_WRITTEN REQUEST_
Your task is to write out only the lines running from the line with "Rebuild this chart" to the line with "0, 0, 0, 0, 0];", both ends kept, with no images.

** start of EXTRACTED ENTRIES **

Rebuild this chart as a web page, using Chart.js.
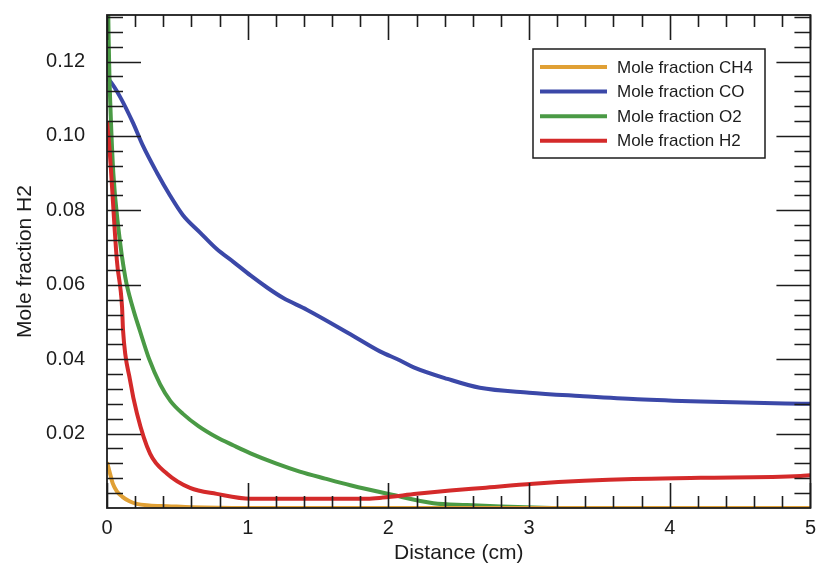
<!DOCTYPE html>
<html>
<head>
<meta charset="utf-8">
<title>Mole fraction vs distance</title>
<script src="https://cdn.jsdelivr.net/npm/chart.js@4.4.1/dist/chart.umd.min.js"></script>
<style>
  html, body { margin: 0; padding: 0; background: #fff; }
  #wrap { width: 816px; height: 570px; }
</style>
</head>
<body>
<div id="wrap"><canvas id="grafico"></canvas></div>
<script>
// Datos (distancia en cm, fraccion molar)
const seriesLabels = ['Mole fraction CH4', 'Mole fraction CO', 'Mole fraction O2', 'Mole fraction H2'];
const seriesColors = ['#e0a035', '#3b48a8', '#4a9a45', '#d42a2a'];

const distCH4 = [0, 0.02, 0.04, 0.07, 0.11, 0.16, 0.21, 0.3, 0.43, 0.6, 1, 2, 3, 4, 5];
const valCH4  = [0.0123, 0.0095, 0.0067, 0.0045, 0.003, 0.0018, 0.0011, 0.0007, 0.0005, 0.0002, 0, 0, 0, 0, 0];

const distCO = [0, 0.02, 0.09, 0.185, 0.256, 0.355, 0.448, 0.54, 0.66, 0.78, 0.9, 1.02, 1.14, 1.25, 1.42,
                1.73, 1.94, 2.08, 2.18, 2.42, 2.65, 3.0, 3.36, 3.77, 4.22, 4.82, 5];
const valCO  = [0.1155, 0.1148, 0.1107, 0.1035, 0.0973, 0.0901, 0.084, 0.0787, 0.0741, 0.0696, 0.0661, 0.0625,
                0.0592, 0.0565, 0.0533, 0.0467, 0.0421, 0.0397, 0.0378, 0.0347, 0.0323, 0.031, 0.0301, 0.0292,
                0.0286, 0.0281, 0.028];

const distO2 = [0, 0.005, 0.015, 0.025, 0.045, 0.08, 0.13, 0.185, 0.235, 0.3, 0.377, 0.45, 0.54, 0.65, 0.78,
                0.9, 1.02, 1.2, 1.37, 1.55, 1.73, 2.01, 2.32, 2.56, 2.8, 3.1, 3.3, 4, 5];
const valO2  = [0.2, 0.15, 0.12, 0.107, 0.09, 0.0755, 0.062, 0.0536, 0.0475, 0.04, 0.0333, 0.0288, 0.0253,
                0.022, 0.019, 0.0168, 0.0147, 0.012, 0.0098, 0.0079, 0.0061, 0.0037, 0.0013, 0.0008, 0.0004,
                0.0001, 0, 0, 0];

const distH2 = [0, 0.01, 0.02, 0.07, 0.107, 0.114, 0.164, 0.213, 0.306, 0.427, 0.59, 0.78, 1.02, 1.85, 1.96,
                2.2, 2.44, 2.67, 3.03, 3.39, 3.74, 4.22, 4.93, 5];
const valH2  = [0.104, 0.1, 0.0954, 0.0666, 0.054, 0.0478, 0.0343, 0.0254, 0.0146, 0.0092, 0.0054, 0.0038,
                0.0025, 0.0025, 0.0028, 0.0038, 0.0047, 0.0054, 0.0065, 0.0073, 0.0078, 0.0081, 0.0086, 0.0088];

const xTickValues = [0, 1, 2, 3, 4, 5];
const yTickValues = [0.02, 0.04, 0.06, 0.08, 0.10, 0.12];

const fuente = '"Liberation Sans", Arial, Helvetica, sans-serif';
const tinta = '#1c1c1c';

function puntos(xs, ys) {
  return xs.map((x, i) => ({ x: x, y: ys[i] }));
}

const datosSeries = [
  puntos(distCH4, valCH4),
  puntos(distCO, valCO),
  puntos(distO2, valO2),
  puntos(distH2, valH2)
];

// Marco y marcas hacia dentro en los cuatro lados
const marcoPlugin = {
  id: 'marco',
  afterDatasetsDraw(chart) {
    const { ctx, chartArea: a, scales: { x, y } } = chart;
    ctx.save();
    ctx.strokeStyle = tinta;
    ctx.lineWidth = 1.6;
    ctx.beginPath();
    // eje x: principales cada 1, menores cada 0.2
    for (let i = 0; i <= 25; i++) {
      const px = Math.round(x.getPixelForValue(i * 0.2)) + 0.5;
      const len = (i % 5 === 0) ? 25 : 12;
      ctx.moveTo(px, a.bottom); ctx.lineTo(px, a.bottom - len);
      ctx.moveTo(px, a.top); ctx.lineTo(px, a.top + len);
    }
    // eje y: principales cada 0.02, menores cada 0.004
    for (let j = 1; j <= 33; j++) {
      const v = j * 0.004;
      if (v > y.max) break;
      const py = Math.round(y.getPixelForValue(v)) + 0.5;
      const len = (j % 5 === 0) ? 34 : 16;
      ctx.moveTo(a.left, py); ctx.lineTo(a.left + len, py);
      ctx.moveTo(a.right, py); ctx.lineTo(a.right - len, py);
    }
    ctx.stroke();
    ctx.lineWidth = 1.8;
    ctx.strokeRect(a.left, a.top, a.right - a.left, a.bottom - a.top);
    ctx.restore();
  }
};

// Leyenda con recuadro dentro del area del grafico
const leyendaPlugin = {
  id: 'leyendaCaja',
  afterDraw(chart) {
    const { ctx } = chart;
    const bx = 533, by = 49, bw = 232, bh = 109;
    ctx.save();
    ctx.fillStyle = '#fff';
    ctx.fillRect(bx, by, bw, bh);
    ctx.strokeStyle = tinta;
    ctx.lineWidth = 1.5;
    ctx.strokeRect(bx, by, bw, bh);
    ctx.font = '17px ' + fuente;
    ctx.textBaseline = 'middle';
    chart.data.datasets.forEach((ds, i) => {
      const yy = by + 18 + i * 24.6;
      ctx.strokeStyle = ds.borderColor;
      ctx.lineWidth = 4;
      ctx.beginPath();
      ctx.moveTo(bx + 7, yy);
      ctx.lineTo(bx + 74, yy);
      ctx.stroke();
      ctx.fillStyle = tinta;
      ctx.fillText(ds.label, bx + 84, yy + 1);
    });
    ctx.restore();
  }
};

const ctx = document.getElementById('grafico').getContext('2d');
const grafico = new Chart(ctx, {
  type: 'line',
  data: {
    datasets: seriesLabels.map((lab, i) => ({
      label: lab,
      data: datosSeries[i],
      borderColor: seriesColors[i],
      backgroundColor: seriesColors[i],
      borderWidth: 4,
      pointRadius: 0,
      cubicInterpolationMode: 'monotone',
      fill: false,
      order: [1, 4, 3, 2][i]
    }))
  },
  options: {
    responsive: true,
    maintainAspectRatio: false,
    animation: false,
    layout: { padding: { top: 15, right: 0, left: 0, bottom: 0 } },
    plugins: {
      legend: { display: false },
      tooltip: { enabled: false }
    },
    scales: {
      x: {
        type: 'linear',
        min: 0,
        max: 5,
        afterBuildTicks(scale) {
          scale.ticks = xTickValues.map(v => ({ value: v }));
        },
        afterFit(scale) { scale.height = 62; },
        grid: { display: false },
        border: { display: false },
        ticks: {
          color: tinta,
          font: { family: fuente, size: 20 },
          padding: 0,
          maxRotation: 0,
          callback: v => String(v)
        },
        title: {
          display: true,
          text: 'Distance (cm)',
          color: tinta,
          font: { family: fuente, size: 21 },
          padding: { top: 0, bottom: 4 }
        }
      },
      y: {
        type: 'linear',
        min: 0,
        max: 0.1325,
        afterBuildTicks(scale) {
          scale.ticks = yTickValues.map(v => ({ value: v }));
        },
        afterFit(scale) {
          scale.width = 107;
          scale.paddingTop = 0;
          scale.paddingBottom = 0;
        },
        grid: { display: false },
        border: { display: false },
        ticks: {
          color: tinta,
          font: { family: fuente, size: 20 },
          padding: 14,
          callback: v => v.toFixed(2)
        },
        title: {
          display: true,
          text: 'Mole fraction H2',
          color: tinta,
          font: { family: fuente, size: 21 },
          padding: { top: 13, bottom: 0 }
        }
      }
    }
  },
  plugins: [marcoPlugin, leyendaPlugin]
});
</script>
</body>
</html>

** end of EXTRACTED ENTRIES **
** start of EXTRACTED ENTRIES **

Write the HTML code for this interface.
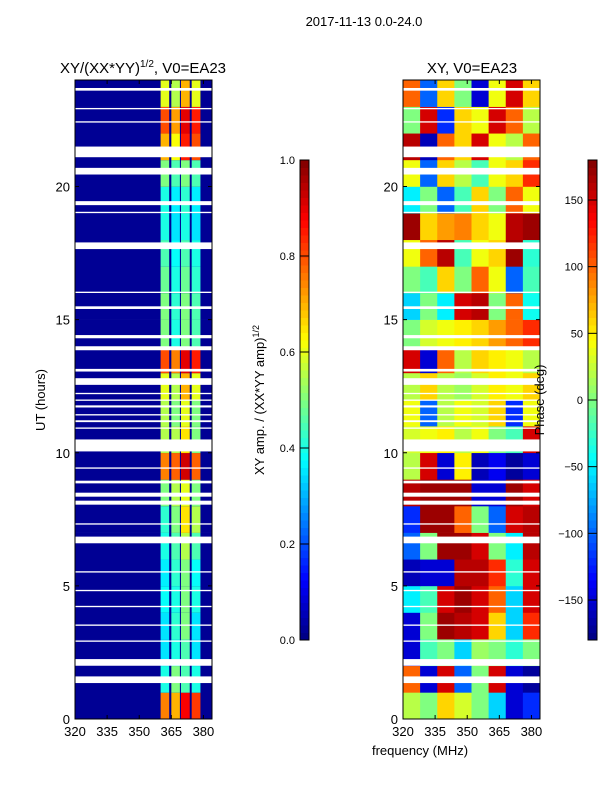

** end of EXTRACTED ENTRIES **

_ANSWER BELOW_
Rebuild this chart as a web page, using Chart.js.
<!DOCTYPE html>
<html>
<head>
<meta charset="utf-8">
<title>Mole fraction vs distance</title>
<script src="https://cdn.jsdelivr.net/npm/chart.js@4.4.1/dist/chart.umd.min.js"></script>
<style>
  html, body { margin: 0; padding: 0; background: #fff; }
  #wrap { width: 816px; height: 570px; }
</style>
</head>
<body>
<div id="wrap"><canvas id="grafico"></canvas></div>
<script>
// Datos (distancia en cm, fraccion molar)
const seriesLabels = ['Mole fraction CH4', 'Mole fraction CO', 'Mole fraction O2', 'Mole fraction H2'];
const seriesColors = ['#e0a035', '#3b48a8', '#4a9a45', '#d42a2a'];

const distCH4 = [0, 0.02, 0.04, 0.07, 0.11, 0.16, 0.21, 0.3, 0.43, 0.6, 1, 2, 3, 4, 5];
const valCH4  = [0.0123, 0.0095, 0.0067, 0.0045, 0.003, 0.0018, 0.0011, 0.0007, 0.0005, 0.0002, 0, 0, 0, 0, 0];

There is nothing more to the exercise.